* [To do]
Repeat the data below exactly, dropping any pictures it holds.

[Records]
☆ ☆ ☆ ☆ ☆

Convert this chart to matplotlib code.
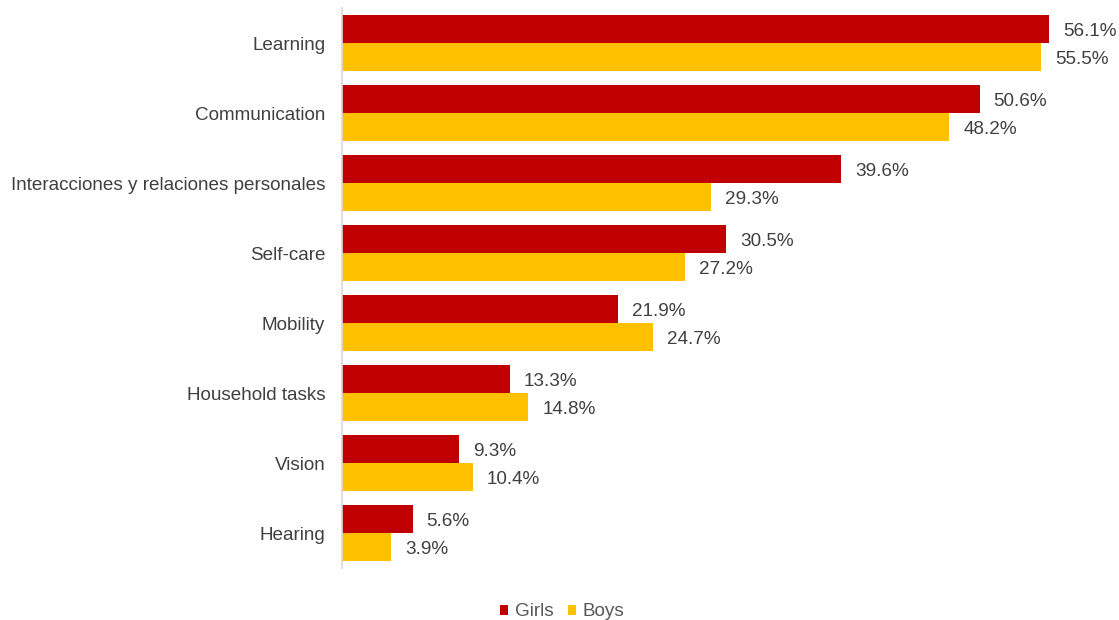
import matplotlib
matplotlib.use("Agg")
import matplotlib.pyplot as plt
import numpy as np

categories = ["Learning", "Communication", "Interacciones y relaciones personales",
              "Self-care", "Mobility", "Household tasks", "Vision", "Hearing"]
girls = [56.1, 50.6, 39.6, 30.5, 21.9, 13.3, 9.3, 5.6]
boys = [55.5, 48.2, 29.3, 27.2, 24.7, 14.8, 10.4, 3.9]
series_names = ["Girls", "Boys"]

RED = "#C00000"
YELLOW = "#FFC000"
TEXT = "#404040"

plt.rcParams["font.family"] = ["Liberation Sans", "DejaVu Sans"]

W, H = 1119, 620
fig = plt.figure(figsize=(W / 100, H / 100), dpi=100)
ax = fig.add_axes([342 / W, (H - 568) / H, (W - 342) / W, 560 / H])

y = np.arange(len(categories))
bh = 0.405
b1 = ax.barh(y - bh / 2, girls, height=bh, color=RED, label=series_names[0])
b2 = ax.barh(y + bh / 2, boys, height=bh, color=YELLOW, label=series_names[1])

for bars, vals in ((b1, girls), (b2, boys)):
    for rect, v in zip(bars, vals):
        ax.annotate(f"{v:.1f}%", (rect.get_width(), rect.get_y() + rect.get_height() / 2),
                    xytext=(10, -2), textcoords="offset points", va="center", ha="left",
                    fontsize=13.6, color=TEXT)

ax.set_ylim(len(categories) - 0.5, -0.5)
ax.set_xlim(0, (W - 342) / 12.6)
ax.set_yticks(y)
ax.set_yticklabels(categories, fontsize=13.6, color=TEXT)
ax.tick_params(axis="y", length=0, pad=12)
ax.set_xticks([])
for s in ("top", "right", "bottom"):
    ax.spines[s].set_visible(False)
ax.spines["left"].set_color("#D9D9D9")
ax.spines["left"].set_linewidth(1.2)

fig.legend(handles=[b1, b2], labels=series_names, loc="center",
           bbox_to_anchor=(562 / W, (H - 612) / H), ncol=2, frameon=False,
           fontsize=13.6, labelcolor="#595959", handlelength=0.45, handleheight=0.45,
           handletextpad=0.35, columnspacing=0.75)

fig.savefig("out.png", dpi=100)
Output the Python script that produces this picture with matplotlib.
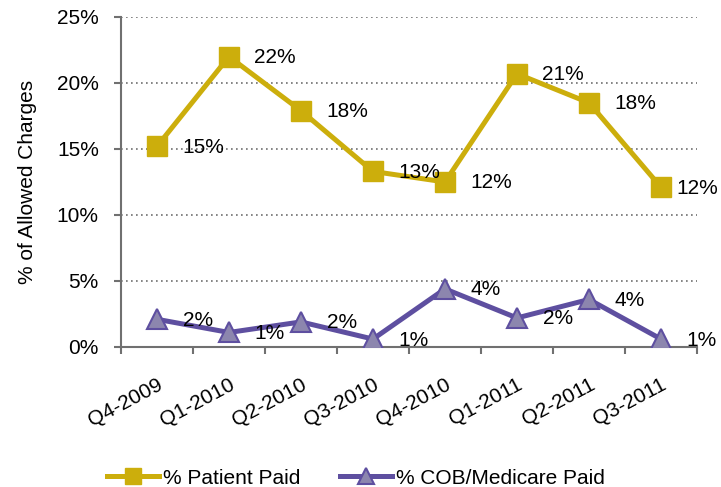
import matplotlib
matplotlib.use('Agg')
import matplotlib.pyplot as plt

quarters = ['Q4-2009', 'Q1-2010', 'Q2-2010', 'Q3-2010', 'Q4-2010', 'Q1-2011', 'Q2-2011', 'Q3-2011']
patient_paid = [15.2, 22.0, 17.9, 13.3, 12.5, 20.7, 18.5, 12.1]
cob_paid = [2.1, 1.1, 1.9, 0.6, 4.4, 2.2, 3.6, 0.6]
patient_labels = ['15%', '22%', '18%', '13%', '12%', '21%', '18%', '12%']
cob_labels = ['2%', '1%', '2%', '1%', '4%', '2%', '4%', '1%']

plt.rcParams['font.family'] = ['Liberation Sans', 'DejaVu Sans']

gold = '#CCAE0C'
purple = '#5E4FA0'
grey = '#707070'

fig = plt.figure(figsize=(7.21, 4.87), dpi=100)
ax = fig.add_axes([0.1678, 0.2875, 0.7989, 0.6776])

x = list(range(len(quarters)))
ax.plot(x, patient_paid, color=gold, lw=3.6, marker='s', markersize=14,
        markerfacecolor=gold, markeredgecolor=gold, label='% Patient Paid', zorder=3)
ax.plot(x, cob_paid, color=purple, lw=3.6, marker='^', markersize=15,
        markerfacecolor='#8C86AE', markeredgecolor=purple, markeredgewidth=1.5,
        label='% COB/Medicare Paid', zorder=3)

for i, (xi, v, t) in enumerate(zip(x, patient_paid, patient_labels)):
    dx = 36 if i == len(x) - 1 else 46
    ax.annotate(t, (xi, v), xytext=(dx, -1), textcoords='offset pixels',
                ha='center', va='center', fontsize=15, zorder=4)
for xi, v, t in zip(x, cob_paid, cob_labels):
    ax.annotate(t, (xi, v), xytext=(41, -1), textcoords='offset pixels',
                ha='center', va='center', fontsize=15, zorder=4)

ax.set_xlim(-0.5, len(quarters) - 0.5)
ax.set_ylim(0, 25)
ax.set_yticks([0, 5, 10, 15, 20, 25])
ax.set_yticklabels(['0%', '5%', '10%', '15%', '20%', '25%'], fontsize=15)
ax.set_xticks([i - 0.5 for i in range(len(quarters) + 1)], minor=False)
ax.set_xticklabels([])
ax.set_xticks(x, minor=True)
ax.set_xticklabels(quarters, minor=True, rotation=28, ha='right',
                   rotation_mode='anchor', fontsize=15)
ax.tick_params(axis='x', which='minor', length=0, pad=20)
ax.tick_params(axis='x', which='major', length=5, color=grey, width=1.5, direction='out')
ax.tick_params(axis='y', length=5, color=grey, width=1.5, direction='out', pad=11)

ax.yaxis.grid(True, linestyle=(0, (1, 2)), color=grey, linewidth=1.2)
ax.set_axisbelow(True)
for s in ['top', 'right']:
    ax.spines[s].set_visible(False)
for s in ['left', 'bottom']:
    ax.spines[s].set_color(grey)
    ax.spines[s].set_linewidth(1.5)

ax.set_ylabel('% of Allowed Charges', fontsize=15, labelpad=14)

fig.legend(loc='center', bbox_to_anchor=(0.494, 0.018), ncol=2, frameon=False,
           fontsize=15, handlelength=2.5, columnspacing=1.9, handletextpad=0.2,
           markerscale=0.8)

fig.savefig('out.png', dpi=100)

☆ ☆ ☆ ☆ ☆

* [Result of the exercise]
Convert this chart to matplotlib code.
import matplotlib
matplotlib.use("Agg")
import matplotlib.pyplot as plt
import numpy as np

categories = ["Learning", "Communication", "Interacciones y relaciones personales",
              "Self-care", "Mobility", "Household tasks", "Vision", "Hearing"]
girls = [56.1, 50.6, 39.6, 30.5, 21.9, 13.3, 9.3, 5.6]
boys = [55.5, 48.2, 29.3, 27.2, 24.7, 14.8, 10.4, 3.9]
series_names = ["Girls", "Boys"]

RED = "#C00000"
YELLOW = "#FFC000"
TEXT = "#404040"

plt.rcParams["font.family"] = ["Liberation Sans", "DejaVu Sans"]

W, H = 1119, 620
fig = plt.figure(figsize=(W / 100, H / 100), dpi=100)
ax = fig.add_axes([342 / W, (H - 568) / H, (W - 342) / W, 560 / H])

y = np.arange(len(categories))
bh = 0.405
b1 = ax.barh(y - bh / 2, girls, height=bh, color=RED, label=series_names[0])
b2 = ax.barh(y + bh / 2, boys, height=bh, color=YELLOW, label=series_names[1])

for bars, vals in ((b1, girls), (b2, boys)):
    for rect, v in zip(bars, vals):
        ax.annotate(f"{v:.1f}%", (rect.get_width(), rect.get_y() + rect.get_height() / 2),
                    xytext=(10, -2), textcoords="offset points", va="center", ha="left",
                    fontsize=13.6, color=TEXT)

ax.set_ylim(len(categories) - 0.5, -0.5)
ax.set_xlim(0, (W - 342) / 12.6)
ax.set_yticks(y)
ax.set_yticklabels(categories, fontsize=13.6, color=TEXT)
ax.tick_params(axis="y", length=0, pad=12)
ax.set_xticks([])
for s in ("top", "right", "bottom"):
    ax.spines[s].set_visible(False)
ax.spines["left"].set_color("#D9D9D9")
ax.spines["left"].set_linewidth(1.2)

fig.legend(handles=[b1, b2], labels=series_names, loc="center",
           bbox_to_anchor=(562 / W, (H - 612) / H), ncol=2, frameon=False,
           fontsize=13.6, labelcolor="#595959", handlelength=0.45, handleheight=0.45,
           handletextpad=0.35, columnspacing=0.75)

fig.savefig("out.png", dpi=100)
Output the Python script that produces this picture with matplotlib.
import matplotlib
matplotlib.use('Agg')
import matplotlib.pyplot as plt

quarters = ['Q4-2009', 'Q1-2010', 'Q2-2010', 'Q3-2010', 'Q4-2010', 'Q1-2011', 'Q2-2011', 'Q3-2011']
patient_paid = [15.2, 22.0, 17.9, 13.3, 12.5, 20.7, 18.5, 12.1]
cob_paid = [2.1, 1.1, 1.9, 0.6, 4.4, 2.2, 3.6, 0.6]
patient_labels = ['15%', '22%', '18%', '13%', '12%', '21%', '18%', '12%']
cob_labels = ['2%', '1%', '2%', '1%', '4%', '2%', '4%', '1%']

plt.rcParams['font.family'] = ['Liberation Sans', 'DejaVu Sans']

gold = '#CCAE0C'
purple = '#5E4FA0'
grey = '#707070'

fig = plt.figure(figsize=(7.21, 4.87), dpi=100)
ax = fig.add_axes([0.1678, 0.2875, 0.7989, 0.6776])

x = list(range(len(quarters)))
ax.plot(x, patient_paid, color=gold, lw=3.6, marker='s', markersize=14,
        markerfacecolor=gold, markeredgecolor=gold, label='% Patient Paid', zorder=3)
ax.plot(x, cob_paid, color=purple, lw=3.6, marker='^', markersize=15,
        markerfacecolor='#8C86AE', markeredgecolor=purple, markeredgewidth=1.5,
        label='% COB/Medicare Paid', zorder=3)

for i, (xi, v, t) in enumerate(zip(x, patient_paid, patient_labels)):
    dx = 36 if i == len(x) - 1 else 46
    ax.annotate(t, (xi, v), xytext=(dx, -1), textcoords='offset pixels',
                ha='center', va='center', fontsize=15, zorder=4)
for xi, v, t in zip(x, cob_paid, cob_labels):
    ax.annotate(t, (xi, v), xytext=(41, -1), textcoords='offset pixels',
                ha='center', va='center', fontsize=15, zorder=4)

ax.set_xlim(-0.5, len(quarters) - 0.5)
ax.set_ylim(0, 25)
ax.set_yticks([0, 5, 10, 15, 20, 25])
ax.set_yticklabels(['0%', '5%', '10%', '15%', '20%', '25%'], fontsize=15)
ax.set_xticks([i - 0.5 for i in range(len(quarters) + 1)], minor=False)
ax.set_xticklabels([])
ax.set_xticks(x, minor=True)
ax.set_xticklabels(quarters, minor=True, rotation=28, ha='right',
                   rotation_mode='anchor', fontsize=15)
ax.tick_params(axis='x', which='minor', length=0, pad=20)
ax.tick_params(axis='x', which='major', length=5, color=grey, width=1.5, direction='out')
ax.tick_params(axis='y', length=5, color=grey, width=1.5, direction='out', pad=11)

ax.yaxis.grid(True, linestyle=(0, (1, 2)), color=grey, linewidth=1.2)
ax.set_axisbelow(True)
for s in ['top', 'right']:
    ax.spines[s].set_visible(False)
for s in ['left', 'bottom']:
    ax.spines[s].set_color(grey)
    ax.spines[s].set_linewidth(1.5)

ax.set_ylabel('% of Allowed Charges', fontsize=15, labelpad=14)

fig.legend(loc='center', bbox_to_anchor=(0.494, 0.018), ncol=2, frameon=False,
           fontsize=15, handlelength=2.5, columnspacing=1.9, handletextpad=0.2,
           markerscale=0.8)

fig.savefig('out.png', dpi=100)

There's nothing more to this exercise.